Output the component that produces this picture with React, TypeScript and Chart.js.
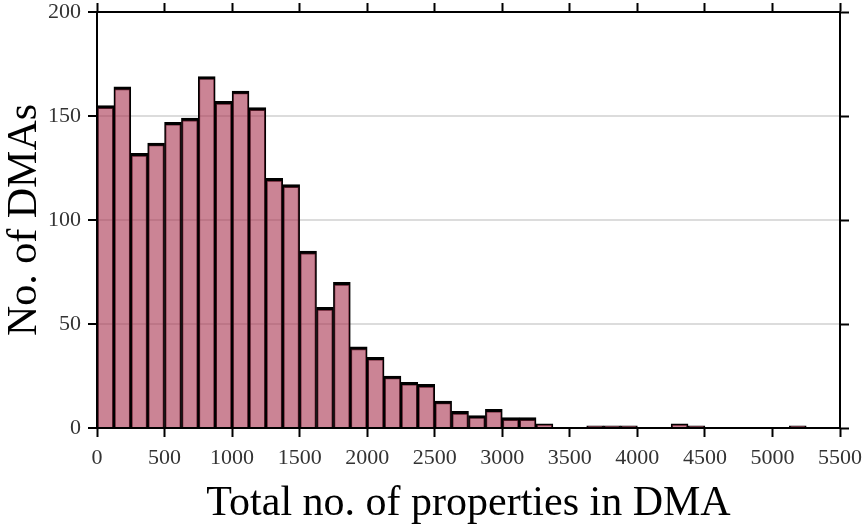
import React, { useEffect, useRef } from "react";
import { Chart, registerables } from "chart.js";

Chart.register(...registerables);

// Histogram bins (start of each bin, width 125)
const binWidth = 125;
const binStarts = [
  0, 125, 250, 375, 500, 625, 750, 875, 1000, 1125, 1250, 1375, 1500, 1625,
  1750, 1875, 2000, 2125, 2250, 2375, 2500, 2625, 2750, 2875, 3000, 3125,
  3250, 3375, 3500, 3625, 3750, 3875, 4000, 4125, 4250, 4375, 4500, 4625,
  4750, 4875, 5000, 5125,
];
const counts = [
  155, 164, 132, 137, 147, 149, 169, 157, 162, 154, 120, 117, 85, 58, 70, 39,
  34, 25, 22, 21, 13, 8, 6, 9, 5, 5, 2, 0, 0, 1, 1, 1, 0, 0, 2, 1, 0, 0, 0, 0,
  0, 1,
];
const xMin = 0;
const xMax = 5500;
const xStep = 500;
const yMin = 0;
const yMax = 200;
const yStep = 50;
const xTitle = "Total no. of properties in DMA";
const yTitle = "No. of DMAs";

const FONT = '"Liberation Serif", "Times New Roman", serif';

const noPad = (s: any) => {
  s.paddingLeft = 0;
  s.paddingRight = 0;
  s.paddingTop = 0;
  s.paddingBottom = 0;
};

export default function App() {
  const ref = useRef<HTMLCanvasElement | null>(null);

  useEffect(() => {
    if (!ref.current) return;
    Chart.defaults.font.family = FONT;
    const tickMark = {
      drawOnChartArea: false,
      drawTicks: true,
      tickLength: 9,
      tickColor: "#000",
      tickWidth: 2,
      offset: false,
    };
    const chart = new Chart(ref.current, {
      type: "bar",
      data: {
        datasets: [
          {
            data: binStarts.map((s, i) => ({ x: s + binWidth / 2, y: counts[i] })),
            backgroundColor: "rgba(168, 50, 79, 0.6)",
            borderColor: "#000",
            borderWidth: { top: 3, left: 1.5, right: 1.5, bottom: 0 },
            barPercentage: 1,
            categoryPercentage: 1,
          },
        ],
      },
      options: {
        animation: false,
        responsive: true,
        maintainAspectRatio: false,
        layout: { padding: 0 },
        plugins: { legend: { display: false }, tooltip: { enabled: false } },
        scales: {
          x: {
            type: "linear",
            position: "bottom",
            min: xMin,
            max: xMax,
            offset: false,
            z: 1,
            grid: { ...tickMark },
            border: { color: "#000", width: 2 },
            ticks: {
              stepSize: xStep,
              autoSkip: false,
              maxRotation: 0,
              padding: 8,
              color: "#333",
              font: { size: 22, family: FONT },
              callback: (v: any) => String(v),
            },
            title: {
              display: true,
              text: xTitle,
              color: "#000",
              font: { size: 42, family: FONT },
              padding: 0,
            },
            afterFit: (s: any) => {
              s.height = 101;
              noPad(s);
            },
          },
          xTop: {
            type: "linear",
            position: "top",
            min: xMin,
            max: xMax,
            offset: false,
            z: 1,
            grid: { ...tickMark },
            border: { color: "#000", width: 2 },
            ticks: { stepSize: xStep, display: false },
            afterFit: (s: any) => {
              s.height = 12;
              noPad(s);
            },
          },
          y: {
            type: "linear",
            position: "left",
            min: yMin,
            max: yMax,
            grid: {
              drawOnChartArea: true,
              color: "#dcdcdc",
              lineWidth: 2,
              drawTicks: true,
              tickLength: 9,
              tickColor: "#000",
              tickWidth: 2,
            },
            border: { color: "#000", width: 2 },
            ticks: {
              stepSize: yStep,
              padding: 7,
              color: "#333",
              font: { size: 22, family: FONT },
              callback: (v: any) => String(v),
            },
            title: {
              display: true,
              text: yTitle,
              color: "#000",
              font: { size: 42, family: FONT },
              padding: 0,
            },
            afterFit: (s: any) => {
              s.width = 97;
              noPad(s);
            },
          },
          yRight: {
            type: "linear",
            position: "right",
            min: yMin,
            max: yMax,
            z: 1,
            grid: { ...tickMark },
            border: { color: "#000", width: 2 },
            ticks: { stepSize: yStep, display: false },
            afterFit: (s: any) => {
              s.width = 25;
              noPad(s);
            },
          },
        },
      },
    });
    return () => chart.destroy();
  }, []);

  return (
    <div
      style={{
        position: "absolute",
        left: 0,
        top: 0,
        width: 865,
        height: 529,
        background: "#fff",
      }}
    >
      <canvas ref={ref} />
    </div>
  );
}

* * * * * * *

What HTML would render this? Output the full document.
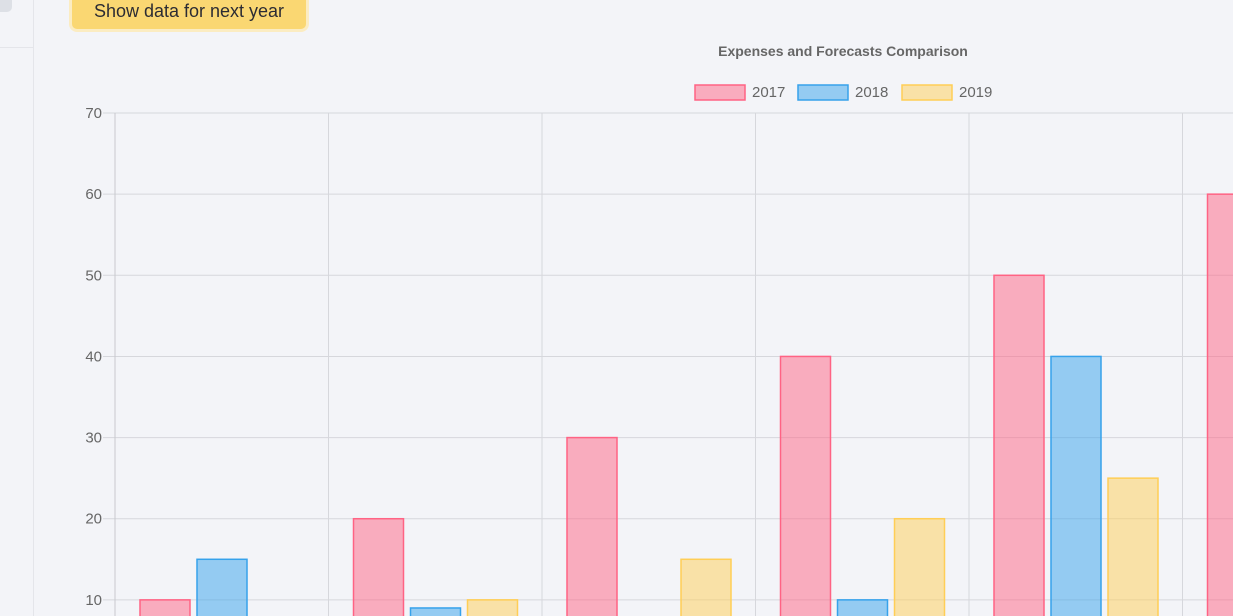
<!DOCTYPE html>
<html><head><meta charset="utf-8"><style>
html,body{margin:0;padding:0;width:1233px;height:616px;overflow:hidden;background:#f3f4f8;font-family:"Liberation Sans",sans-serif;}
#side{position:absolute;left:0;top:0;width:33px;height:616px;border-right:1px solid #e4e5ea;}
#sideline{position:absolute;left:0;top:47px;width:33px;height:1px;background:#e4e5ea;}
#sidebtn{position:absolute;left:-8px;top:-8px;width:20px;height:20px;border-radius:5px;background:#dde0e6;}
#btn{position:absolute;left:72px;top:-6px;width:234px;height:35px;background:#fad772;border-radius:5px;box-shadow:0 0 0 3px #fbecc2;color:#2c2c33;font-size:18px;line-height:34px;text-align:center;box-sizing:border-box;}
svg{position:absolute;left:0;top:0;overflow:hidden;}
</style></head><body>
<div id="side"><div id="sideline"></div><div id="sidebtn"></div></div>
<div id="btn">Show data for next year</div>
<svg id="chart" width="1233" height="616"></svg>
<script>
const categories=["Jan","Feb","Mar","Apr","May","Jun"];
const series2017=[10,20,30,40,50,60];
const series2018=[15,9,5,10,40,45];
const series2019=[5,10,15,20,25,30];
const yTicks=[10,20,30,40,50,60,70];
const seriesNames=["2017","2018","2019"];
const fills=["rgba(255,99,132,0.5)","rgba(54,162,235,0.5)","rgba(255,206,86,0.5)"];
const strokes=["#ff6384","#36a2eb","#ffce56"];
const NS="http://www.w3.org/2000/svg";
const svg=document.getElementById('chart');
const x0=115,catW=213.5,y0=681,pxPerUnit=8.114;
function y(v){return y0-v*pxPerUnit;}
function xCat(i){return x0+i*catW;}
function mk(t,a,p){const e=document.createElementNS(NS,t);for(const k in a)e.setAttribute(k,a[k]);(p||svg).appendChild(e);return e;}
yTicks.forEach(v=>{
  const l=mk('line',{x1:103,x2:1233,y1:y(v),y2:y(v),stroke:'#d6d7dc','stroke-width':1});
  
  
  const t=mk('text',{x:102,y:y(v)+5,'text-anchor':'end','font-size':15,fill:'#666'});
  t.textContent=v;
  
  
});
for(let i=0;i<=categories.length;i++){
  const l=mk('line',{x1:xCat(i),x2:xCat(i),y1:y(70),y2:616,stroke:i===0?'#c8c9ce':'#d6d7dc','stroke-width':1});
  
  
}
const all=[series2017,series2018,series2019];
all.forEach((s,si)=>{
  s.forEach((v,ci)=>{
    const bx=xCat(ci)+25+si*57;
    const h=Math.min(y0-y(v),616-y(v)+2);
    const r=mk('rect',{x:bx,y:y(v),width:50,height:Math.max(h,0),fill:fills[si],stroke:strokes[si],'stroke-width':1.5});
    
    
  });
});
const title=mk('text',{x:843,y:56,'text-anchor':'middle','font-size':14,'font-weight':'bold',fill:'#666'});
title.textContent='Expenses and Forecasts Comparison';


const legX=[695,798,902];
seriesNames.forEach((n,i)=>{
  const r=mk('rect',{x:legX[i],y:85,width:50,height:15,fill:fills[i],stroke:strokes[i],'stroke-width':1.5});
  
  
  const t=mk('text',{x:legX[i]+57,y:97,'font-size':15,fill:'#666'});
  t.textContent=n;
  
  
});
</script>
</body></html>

* * * * * * *

[Exercise]
Among the records above, locate the line containing "Output the component" and the line containing "Chart.register(...registerables);", then transcribe exactly the lines starting at the first and ending at the second, with no pictures.

[Written reply]
Output the component that produces this picture with React, TypeScript and Chart.js.
import React, { useEffect, useRef } from "react";
import { Chart, registerables } from "chart.js";

Chart.register(...registerables);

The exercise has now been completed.